━━━━━ INFORMATION SHOWN ━━━━━

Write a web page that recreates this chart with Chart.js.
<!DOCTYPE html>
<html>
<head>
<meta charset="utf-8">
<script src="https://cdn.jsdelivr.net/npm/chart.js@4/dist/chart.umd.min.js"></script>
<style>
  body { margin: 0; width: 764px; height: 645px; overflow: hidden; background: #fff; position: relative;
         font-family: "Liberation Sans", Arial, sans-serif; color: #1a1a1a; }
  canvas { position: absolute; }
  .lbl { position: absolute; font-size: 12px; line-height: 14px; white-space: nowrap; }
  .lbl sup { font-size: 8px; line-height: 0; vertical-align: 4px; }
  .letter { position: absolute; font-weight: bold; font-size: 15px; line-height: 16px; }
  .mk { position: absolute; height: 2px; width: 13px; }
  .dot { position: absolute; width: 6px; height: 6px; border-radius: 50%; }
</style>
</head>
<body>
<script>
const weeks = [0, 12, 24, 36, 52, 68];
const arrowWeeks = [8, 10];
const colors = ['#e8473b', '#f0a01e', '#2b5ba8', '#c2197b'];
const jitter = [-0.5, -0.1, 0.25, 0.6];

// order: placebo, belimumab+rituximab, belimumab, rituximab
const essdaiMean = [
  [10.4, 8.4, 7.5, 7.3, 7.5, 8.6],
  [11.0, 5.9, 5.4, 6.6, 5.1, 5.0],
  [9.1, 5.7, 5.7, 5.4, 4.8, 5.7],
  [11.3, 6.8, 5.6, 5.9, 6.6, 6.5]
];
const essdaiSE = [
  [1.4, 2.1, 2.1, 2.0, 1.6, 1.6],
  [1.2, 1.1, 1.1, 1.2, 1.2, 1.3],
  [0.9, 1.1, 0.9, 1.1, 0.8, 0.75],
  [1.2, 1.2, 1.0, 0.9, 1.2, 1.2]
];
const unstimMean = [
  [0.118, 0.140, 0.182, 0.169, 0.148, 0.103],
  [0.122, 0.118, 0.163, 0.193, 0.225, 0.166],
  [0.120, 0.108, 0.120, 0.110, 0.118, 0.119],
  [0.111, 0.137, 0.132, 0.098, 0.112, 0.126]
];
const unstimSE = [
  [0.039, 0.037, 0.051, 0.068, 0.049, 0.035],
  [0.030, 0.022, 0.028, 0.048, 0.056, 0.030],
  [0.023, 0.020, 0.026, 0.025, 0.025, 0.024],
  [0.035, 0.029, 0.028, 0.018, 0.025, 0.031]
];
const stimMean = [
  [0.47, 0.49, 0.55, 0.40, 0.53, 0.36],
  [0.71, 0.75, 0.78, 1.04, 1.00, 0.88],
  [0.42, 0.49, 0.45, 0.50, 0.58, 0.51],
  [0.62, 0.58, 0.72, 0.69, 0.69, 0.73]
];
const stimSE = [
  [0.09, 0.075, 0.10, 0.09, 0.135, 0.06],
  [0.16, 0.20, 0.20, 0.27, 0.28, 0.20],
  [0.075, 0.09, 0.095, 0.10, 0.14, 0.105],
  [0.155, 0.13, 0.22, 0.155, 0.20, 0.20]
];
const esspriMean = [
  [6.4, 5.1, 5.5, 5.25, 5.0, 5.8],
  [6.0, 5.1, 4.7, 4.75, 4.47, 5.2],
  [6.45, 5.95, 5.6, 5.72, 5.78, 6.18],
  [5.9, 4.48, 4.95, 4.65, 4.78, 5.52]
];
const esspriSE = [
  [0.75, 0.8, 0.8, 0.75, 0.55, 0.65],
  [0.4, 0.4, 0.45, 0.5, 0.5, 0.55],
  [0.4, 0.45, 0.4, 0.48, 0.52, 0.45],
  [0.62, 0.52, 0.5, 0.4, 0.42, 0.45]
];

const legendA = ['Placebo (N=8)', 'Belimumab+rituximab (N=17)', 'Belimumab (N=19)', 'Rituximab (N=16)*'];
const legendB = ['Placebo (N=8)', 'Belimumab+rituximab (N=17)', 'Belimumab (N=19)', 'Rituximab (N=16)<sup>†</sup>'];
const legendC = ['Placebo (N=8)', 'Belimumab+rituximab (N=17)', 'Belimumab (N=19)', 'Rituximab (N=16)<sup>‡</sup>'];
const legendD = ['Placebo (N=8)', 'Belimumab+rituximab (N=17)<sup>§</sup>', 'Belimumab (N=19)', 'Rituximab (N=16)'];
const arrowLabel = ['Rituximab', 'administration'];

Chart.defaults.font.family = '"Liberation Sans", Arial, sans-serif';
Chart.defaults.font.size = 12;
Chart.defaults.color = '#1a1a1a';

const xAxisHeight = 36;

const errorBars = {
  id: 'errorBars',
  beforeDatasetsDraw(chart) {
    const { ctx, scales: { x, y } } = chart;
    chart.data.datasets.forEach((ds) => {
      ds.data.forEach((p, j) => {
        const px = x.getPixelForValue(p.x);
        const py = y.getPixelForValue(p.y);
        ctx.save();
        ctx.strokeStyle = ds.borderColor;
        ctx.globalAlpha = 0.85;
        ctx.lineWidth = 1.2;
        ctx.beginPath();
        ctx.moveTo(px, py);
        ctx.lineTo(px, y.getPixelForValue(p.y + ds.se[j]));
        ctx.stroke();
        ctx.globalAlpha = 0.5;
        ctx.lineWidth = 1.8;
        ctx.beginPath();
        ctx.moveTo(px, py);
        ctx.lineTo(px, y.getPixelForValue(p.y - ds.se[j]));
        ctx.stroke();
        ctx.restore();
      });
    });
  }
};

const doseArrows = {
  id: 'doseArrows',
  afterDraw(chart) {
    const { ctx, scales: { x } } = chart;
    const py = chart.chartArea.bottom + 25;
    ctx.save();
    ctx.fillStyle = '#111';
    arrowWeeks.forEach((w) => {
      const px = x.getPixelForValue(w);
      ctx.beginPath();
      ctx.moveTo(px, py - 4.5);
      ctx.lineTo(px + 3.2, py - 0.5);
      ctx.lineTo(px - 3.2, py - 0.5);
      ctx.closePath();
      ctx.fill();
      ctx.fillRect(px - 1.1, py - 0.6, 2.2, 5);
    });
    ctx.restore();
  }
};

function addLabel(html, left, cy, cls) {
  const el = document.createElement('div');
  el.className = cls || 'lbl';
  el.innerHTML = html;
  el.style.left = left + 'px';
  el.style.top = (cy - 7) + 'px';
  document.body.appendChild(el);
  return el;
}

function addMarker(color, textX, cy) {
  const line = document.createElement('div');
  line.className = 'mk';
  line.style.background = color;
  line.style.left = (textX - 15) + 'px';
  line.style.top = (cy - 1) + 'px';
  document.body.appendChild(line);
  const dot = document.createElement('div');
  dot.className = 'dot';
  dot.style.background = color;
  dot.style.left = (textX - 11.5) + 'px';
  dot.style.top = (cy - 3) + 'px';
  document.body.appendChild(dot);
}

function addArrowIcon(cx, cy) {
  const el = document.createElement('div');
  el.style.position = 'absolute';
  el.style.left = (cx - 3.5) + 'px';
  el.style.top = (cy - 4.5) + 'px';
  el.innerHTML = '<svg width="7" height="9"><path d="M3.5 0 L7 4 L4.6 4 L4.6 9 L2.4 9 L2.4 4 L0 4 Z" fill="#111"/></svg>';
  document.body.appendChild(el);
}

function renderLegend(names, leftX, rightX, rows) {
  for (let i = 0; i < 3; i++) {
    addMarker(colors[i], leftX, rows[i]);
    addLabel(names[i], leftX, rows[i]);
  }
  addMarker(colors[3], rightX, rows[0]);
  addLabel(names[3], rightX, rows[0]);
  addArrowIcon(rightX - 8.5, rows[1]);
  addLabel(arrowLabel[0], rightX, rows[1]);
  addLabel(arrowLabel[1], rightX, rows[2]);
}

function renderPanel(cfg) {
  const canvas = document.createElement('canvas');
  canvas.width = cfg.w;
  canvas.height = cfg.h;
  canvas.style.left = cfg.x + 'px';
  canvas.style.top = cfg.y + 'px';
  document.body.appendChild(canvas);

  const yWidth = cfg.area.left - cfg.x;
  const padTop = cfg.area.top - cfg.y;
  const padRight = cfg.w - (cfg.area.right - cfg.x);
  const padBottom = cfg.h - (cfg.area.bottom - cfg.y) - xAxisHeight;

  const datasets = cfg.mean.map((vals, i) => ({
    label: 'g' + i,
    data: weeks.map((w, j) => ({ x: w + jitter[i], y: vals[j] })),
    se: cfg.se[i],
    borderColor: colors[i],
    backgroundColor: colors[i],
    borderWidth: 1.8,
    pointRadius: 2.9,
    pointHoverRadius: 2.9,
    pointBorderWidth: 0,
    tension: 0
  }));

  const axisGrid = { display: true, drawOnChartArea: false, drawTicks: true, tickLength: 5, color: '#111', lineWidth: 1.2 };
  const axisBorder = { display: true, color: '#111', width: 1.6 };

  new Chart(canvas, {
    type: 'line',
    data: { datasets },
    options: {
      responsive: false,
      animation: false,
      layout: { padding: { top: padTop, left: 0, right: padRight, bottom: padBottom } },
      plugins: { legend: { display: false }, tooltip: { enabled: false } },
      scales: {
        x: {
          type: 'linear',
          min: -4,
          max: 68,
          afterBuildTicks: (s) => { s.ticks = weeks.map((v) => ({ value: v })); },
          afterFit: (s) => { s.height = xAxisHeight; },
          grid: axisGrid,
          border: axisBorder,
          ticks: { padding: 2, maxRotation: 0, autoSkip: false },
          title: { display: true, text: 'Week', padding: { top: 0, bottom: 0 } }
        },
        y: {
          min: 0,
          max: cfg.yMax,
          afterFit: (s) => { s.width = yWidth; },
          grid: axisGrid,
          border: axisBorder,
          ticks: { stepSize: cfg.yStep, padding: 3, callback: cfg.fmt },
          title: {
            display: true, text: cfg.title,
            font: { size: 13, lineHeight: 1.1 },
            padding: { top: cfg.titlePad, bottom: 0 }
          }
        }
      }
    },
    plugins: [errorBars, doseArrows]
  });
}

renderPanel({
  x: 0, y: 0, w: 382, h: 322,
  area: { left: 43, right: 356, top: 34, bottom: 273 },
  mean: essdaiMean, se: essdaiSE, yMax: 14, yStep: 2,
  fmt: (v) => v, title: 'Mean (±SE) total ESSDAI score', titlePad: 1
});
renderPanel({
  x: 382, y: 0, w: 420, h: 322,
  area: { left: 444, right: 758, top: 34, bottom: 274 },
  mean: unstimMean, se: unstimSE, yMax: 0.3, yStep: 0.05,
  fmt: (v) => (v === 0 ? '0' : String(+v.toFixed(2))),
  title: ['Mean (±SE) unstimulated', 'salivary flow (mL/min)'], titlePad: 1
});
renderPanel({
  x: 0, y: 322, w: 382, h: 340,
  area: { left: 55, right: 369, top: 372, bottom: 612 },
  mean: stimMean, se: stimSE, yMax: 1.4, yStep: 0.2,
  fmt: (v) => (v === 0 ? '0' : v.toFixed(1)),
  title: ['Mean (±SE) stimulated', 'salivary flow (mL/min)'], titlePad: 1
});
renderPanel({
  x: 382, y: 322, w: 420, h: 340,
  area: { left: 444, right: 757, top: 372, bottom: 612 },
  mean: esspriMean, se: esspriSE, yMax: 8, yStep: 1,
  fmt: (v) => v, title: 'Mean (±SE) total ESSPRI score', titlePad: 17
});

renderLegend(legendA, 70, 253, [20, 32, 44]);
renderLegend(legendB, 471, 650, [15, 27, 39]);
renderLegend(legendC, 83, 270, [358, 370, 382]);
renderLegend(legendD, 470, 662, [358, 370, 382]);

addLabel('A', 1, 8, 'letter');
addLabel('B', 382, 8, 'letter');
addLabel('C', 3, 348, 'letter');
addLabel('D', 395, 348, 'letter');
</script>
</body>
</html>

━━━━━

THE PROBLEM. Look at the material above and copy, word for word, its lines from the first through the one containing "const jitter = [-0.5, -0.1, 0.25, 0.6];".

PROBLEM SOLUTION.
Write a web page that recreates this chart with Chart.js.
<!DOCTYPE html>
<html>
<head>
<meta charset="utf-8">
<script src="https://cdn.jsdelivr.net/npm/chart.js@4/dist/chart.umd.min.js"></script>
<style>
  body { margin: 0; width: 764px; height: 645px; overflow: hidden; background: #fff; position: relative;
         font-family: "Liberation Sans", Arial, sans-serif; color: #1a1a1a; }
  canvas { position: absolute; }
  .lbl { position: absolute; font-size: 12px; line-height: 14px; white-space: nowrap; }
  .lbl sup { font-size: 8px; line-height: 0; vertical-align: 4px; }
  .letter { position: absolute; font-weight: bold; font-size: 15px; line-height: 16px; }
  .mk { position: absolute; height: 2px; width: 13px; }
  .dot { position: absolute; width: 6px; height: 6px; border-radius: 50%; }
</style>
</head>
<body>
<script>
const weeks = [0, 12, 24, 36, 52, 68];
const arrowWeeks = [8, 10];
const colors = ['#e8473b', '#f0a01e', '#2b5ba8', '#c2197b'];
const jitter = [-0.5, -0.1, 0.25, 0.6];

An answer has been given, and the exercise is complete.